Examples of mandated expenses without concurrent state aid is Medicaid, an expenditure equivalent to 80 percent of the county's tax levy. The county is also being forced to pick up more of the cost of legal defense for suspects unable to pay for their own attorney. Unreimbursed legal services costs now exceeds $1.2 million. The state is also mandating an increase in District Attorney pay from $152,500 to $183,350.
Gsell's budget once again dips into the county's reserve funds, to the tune of $1 million, and transfers $1.1 million in anticipated sales tax revenue from future projects, such as road and bridges, to spend the money in 2017. It also cuts 10 percent of the funding requests for several local agencies, including Genesee County Economic Development Center, libraries, the Holland Land Office Museum, and the Soil & Water Conservation District.

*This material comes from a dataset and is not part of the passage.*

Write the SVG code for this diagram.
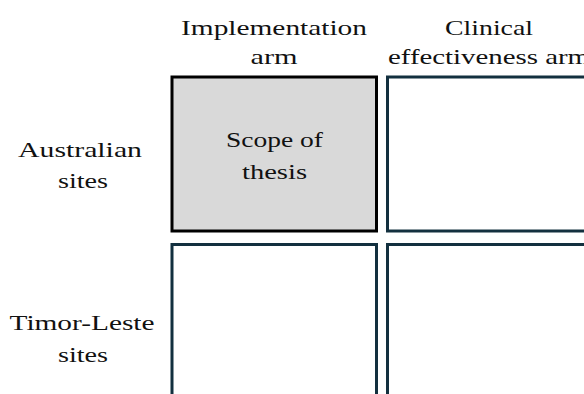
<svg xmlns="http://www.w3.org/2000/svg" width="584" height="394" viewBox="0 0 584 394">
  <style>
    .lbl { font-family: "Liberation Serif", "DejaVu Serif", serif; font-size: 22px; fill: #111; text-anchor: middle; }
    .cell { fill: #ffffff; stroke: #13303f; stroke-width: 3; }
    .scope { fill: #d9d9d9; stroke: #000000; stroke-width: 3; }
  </style>
  <rect width="584" height="394" fill="#ffffff"/>

  <!-- column headings -->
  <g id="col-implementation">
    <text class="lbl" x="274" y="35" textLength="186" lengthAdjust="spacingAndGlyphs">Implementation</text>
    <text class="lbl" x="274" y="64" textLength="47" lengthAdjust="spacingAndGlyphs">arm</text>
  </g>
  <g id="col-clinical">
    <text class="lbl" x="489" y="35" textLength="88" lengthAdjust="spacingAndGlyphs">Clinical</text>
    <text class="lbl" x="489" y="64" textLength="202" lengthAdjust="spacingAndGlyphs">effectiveness arm</text>
  </g>

  <!-- row headings -->
  <g id="row-australia">
    <text class="lbl" x="80" y="157" textLength="124" lengthAdjust="spacingAndGlyphs">Australian</text>
    <text class="lbl" x="83" y="188" textLength="50" lengthAdjust="spacingAndGlyphs">sites</text>
  </g>
  <g id="row-timor">
    <text class="lbl" x="82" y="330" textLength="145" lengthAdjust="spacingAndGlyphs">Timor-Leste</text>
    <text class="lbl" x="83" y="362" textLength="50" lengthAdjust="spacingAndGlyphs">sites</text>
  </g>

  <!-- grid cells -->
  <g id="cell-au-impl">
    <rect class="scope" x="172" y="77" width="204.5" height="154"/>
    <text class="lbl" x="274.5" y="147" textLength="97" lengthAdjust="spacingAndGlyphs">Scope of</text>
    <text class="lbl" x="274.5" y="179" textLength="65" lengthAdjust="spacingAndGlyphs">thesis</text>
  </g>
  <g id="cell-au-clin">
    <rect class="cell" x="387.5" y="77" width="220" height="154"/>
  </g>
  <g id="cell-tl-impl">
    <rect class="cell" x="172" y="244.5" width="204.5" height="170"/>
  </g>
  <g id="cell-tl-clin">
    <rect class="cell" x="387.5" y="244.5" width="220" height="170"/>
  </g>

  <g id="connectors"></g>
</svg>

Shuffling the deck chairs enables Gsell to present a balanced budget that keeps the tax levy under the tax cap level.
The proposed tax rate is $9.76 per thousand of assessed value for a total levy of $27,844,499.
Any drastic changes in Gsell's proposed budget, such as raising the tax rate above tax cap levels, or cuts to essential services, what Gsell previously called "the nuclear option," are policy decisions best left to members of the County Legislature, Gsell said.

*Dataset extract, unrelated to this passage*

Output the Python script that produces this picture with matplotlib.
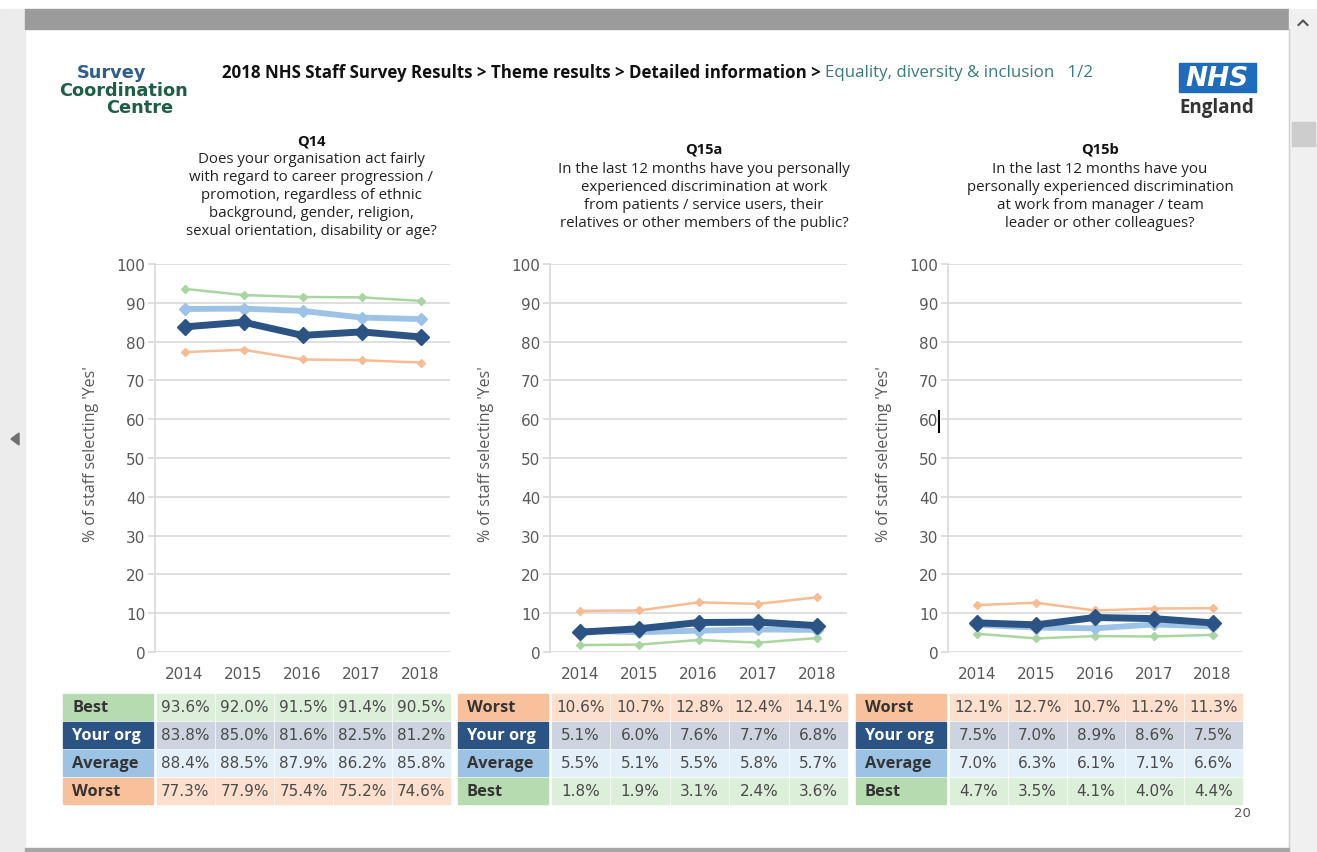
import matplotlib
matplotlib.use("Agg")
import matplotlib.pyplot as plt
from matplotlib.patches import Rectangle, Polygon

plt.rcParams['font.family'] = ['Open Sans', 'DejaVu Sans']

# ---------------- data ----------------
years = ["2014", "2015", "2016", "2017", "2018"]

q14_best = [93.6, 92.0, 91.5, 91.4, 90.5]
q14_org = [83.8, 85.0, 81.6, 82.5, 81.2]
q14_avg = [88.4, 88.5, 87.9, 86.2, 85.8]
q14_worst = [77.3, 77.9, 75.4, 75.2, 74.6]

q15a_worst = [10.6, 10.7, 12.8, 12.4, 14.1]
q15a_org = [5.1, 6.0, 7.6, 7.7, 6.8]
q15a_avg = [5.5, 5.1, 5.5, 5.8, 5.7]
q15a_best = [1.8, 1.9, 3.1, 2.4, 3.6]

q15b_worst = [12.1, 12.7, 10.7, 11.2, 11.3]
q15b_org = [7.5, 7.0, 8.9, 8.6, 7.5]
q15b_avg = [7.0, 6.3, 6.1, 7.1, 6.6]
q15b_best = [4.7, 3.5, 4.1, 4.0, 4.4]

titles = ["Q14", "Q15a", "Q15b"]
questions = [
    ["Does your organisation act fairly", "with regard to career progression /",
     "promotion, regardless of ethnic", "background, gender, religion,",
     "sexual orientation, disability or age?"],
    ["In the last 12 months have you personally", "experienced discrimination at work",
     "from patients / service users, their", "relatives or other members of the public?"],
    ["In the last 12 months have you", "personally experienced discrimination",
     "at work from manager / team", "leader or other colleagues?"],
]

yticks = [0, 10, 20, 30, 40, 50, 60, 70, 80, 90, 100]
ylabel = "% of staff selecting 'Yes'"

# rows per chart in table order
charts = [
    [("Best", q14_best), ("Your org", q14_org), ("Average", q14_avg), ("Worst", q14_worst)],
    [("Worst", q15a_worst), ("Your org", q15a_org), ("Average", q15a_avg), ("Best", q15a_best)],
    [("Worst", q15b_worst), ("Your org", q15b_org), ("Average", q15b_avg), ("Best", q15b_best)],
]

# ---------------- styles ----------------
W, H = 1317, 853
NUMFONT = ["DejaVu Sans"]
line_style = {
    "Best": dict(color="#a9d5a1", lw=1.8, ms=4.5, z=2),
    "Worst": dict(color="#f8bc95", lw=1.8, ms=4.5, z=2),
    "Average": dict(color="#9cc3e6", lw=4.2, ms=6.5, z=3),
    "Your org": dict(color="#2b5384", lw=5.0, ms=8.5, z=4),
}
label_bg = {"Best": "#b6dbb0", "Your org": "#2b5384", "Average": "#9cc3e4", "Worst": "#f8c09b"}
value_bg = {"Best": "#dcefd9", "Your org": "#cdd4df", "Average": "#e4f0f9", "Worst": "#fcdfcc"}
label_fg = {"Best": "#333333", "Your org": "white", "Average": "#333333", "Worst": "#333333"}

GRID = "#d9d9d9"
TXT = "#595959"

fig = plt.figure(figsize=(W / 100, H / 100), dpi=100)
bg = fig.add_axes([0, 0, 1, 1], zorder=0)
bg.set_xlim(0, W)
bg.set_ylim(H, 0)
bg.axis("off")

# viewer frame
bg.add_patch(Rectangle((0, 0), W, H, color="white", zorder=0))
bg.add_patch(Rectangle((0, 10), 25, H - 10, color="#ececec", zorder=1))
bg.add_patch(Rectangle((25, 10), 1264, 20, color="#9b9b9b", zorder=1))
bg.add_patch(Rectangle((1289, 10), 28, H - 10, color="#f0f0f0", zorder=1))
bg.plot([1289, 1289], [30, 850], color="#d0d0d0", lw=1, zorder=2)
bg.add_patch(Rectangle((1292, 123), 23, 24, color="#cdcdcd", zorder=2))
bg.plot([1298.5, 1303, 1307.5], [26, 21.5, 26], color="#555555", lw=1.5, zorder=3)
bg.add_patch(Polygon([[11, 440], [19, 434], [19, 446]], closed=True, color="#6f6f6f", zorder=3))
bg.add_patch(Rectangle((25, 849), 1264, 4, color="#a6a6a6", zorder=2))

# logos / header
logo_kw = dict(ha="center", va="center", fontsize=12.8, fontweight="bold", family=["DejaVu Sans"])
bg.text(112, 73, "Survey", color="#2e5d8e", **logo_kw)
bg.text(123, 91, "Coordination", color="#1e5d46", **logo_kw)
bg.text(140, 108, "Centre", color="#1e5d46", **logo_kw)

hdr = bg.text(222, 73, "2018 NHS Staff Survey Results > Theme results > Detailed information > ",
              ha="left", va="center", fontsize=12.2, fontweight="bold", color="#111111")
fig.canvas.draw()
x_end = hdr.get_window_extent().x1
xd, _ = bg.transData.inverted().transform((x_end, 0))
bg.text(xd, 73, "Equality, diversity & inclusion   1/2", ha="left", va="center",
        fontsize=12.2, color="#3a7c7b")

bg.add_patch(Rectangle((1179, 64), 77, 29, color="#1f6cbd", zorder=2))
bg.text(1217, 79, "NHS", ha="center", va="center", fontsize=19, fontweight="bold",
        style="italic", color="white", zorder=3, family=["DejaVu Sans"])
bg.text(1217, 108, "England", ha="center", va="center", fontsize=13.5, fontweight="bold",
        color="#333333")

bg.text(1242, 814, "20", ha="center", va="center", fontsize=9.5, color=TXT, family=NUMFONT)

# ---------------- charts ----------------
axes_px = [(155, 450), (550, 847), (948, 1242)]
title_cx = [311, 704, 1100]
title_y = [141, 149, 149]
first_off = [18, 20, 20]
y_top, y_bot = 265, 653

for i, (rows, (xl, xr)) in enumerate(zip(charts, axes_px)):
    ax = fig.add_axes([xl / W, (H - y_bot) / H, (xr - xl) / W, (y_bot - y_top) / H], zorder=2)
    ax.set_facecolor("none")
    xs = list(range(len(years)))
    for name, vals in sorted(rows, key=lambda r: line_style[r[0]]["z"]):
        st = line_style[name]
        ax.plot(xs, vals, color=st["color"], lw=st["lw"], marker="D", ms=st["ms"],
                mec=st["color"], mfc=st["color"], zorder=st["z"], solid_joinstyle="round",
                clip_on=False)
    ax.set_xlim(-0.5, len(years) - 0.5)
    ax.set_ylim(0, 100)
    ax.set_yticks(yticks)
    ax.set_xticks(xs)
    ax.set_xticklabels(years)
    for s in ["top", "right", "bottom"]:
        ax.spines[s].set_visible(False)
    ax.spines["left"].set_color(GRID)
    ax.spines["left"].set_linewidth(1.2)
    ax.grid(axis="y", color=GRID, lw=1.2, zorder=0)
    ax.set_axisbelow(True)
    ax.tick_params(axis="y", length=5, width=1.2, color=GRID, pad=2, labelsize=11, labelcolor=TXT)
    ax.tick_params(axis="x", length=0, pad=10, labelsize=11, labelcolor=TXT)
    for lab in ax.get_xticklabels() + ax.get_yticklabels():
        lab.set_family(NUMFONT)

    # y label
    bg.text(xl - 64, 454, ylabel, rotation=90, ha="center", va="center",
            fontsize=11.5, color=TXT)

    # title
    bg.text(title_cx[i], title_y[i], titles[i], ha="center", va="center", fontsize=10.5,
            fontweight="bold", color="#111111")
    for k, ln in enumerate(questions[i]):
        bg.text(title_cx[i], title_y[i] + first_off[i] + 18 * k, ln,
                ha="center", va="center", fontsize=10.8, color="#222222")

    # table
    lab_x0 = xl - 92
    colw = (xr - xl) / len(years)
    for r, (name, vals) in enumerate(rows):
        y0 = 695 + 28 * r
        bg.add_patch(Rectangle((lab_x0, y0), 90, 26, color=label_bg[name], zorder=2))
        bg.text(lab_x0 + 9, y0 + 13, name, ha="left", va="center", fontsize=11.8,
                fontweight="bold", color=label_fg[name], zorder=3)
        for c, v in enumerate(vals):
            cx0 = xl + 2 + c * colw
            bg.add_patch(Rectangle((cx0, y0), colw - 2, 26, color=value_bg[name], zorder=2))
            bg.text(cx0 + (colw - 2) / 2, y0 + 13, f"{v:.1f}%", ha="center", va="center",
                    fontsize=11, color="#4a4a4a", zorder=3, family=NUMFONT)

# text cursor artefact next to "60" on the third chart
bg.plot([939, 939], [412, 433], color="black", lw=1.5, zorder=5)

fig.savefig("out.png", dpi=100)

The legislature meets at 4:30 p.m. tomorrow in the conference room of the Old Courthouse to discuss the proposed budget.
As mandated expenses continue to grow and the county facing potentially large bills for infrastructure, such as roads and bridges, and possibly a new jail, Gsell warns in his budget message that the county may have to consider in 2018 pulling back the 50/50 share of sales tax revenue with towns and the city. The county isn't required to share sales tax revenue and expenses for local roads and bridges falls almost entirely on county government.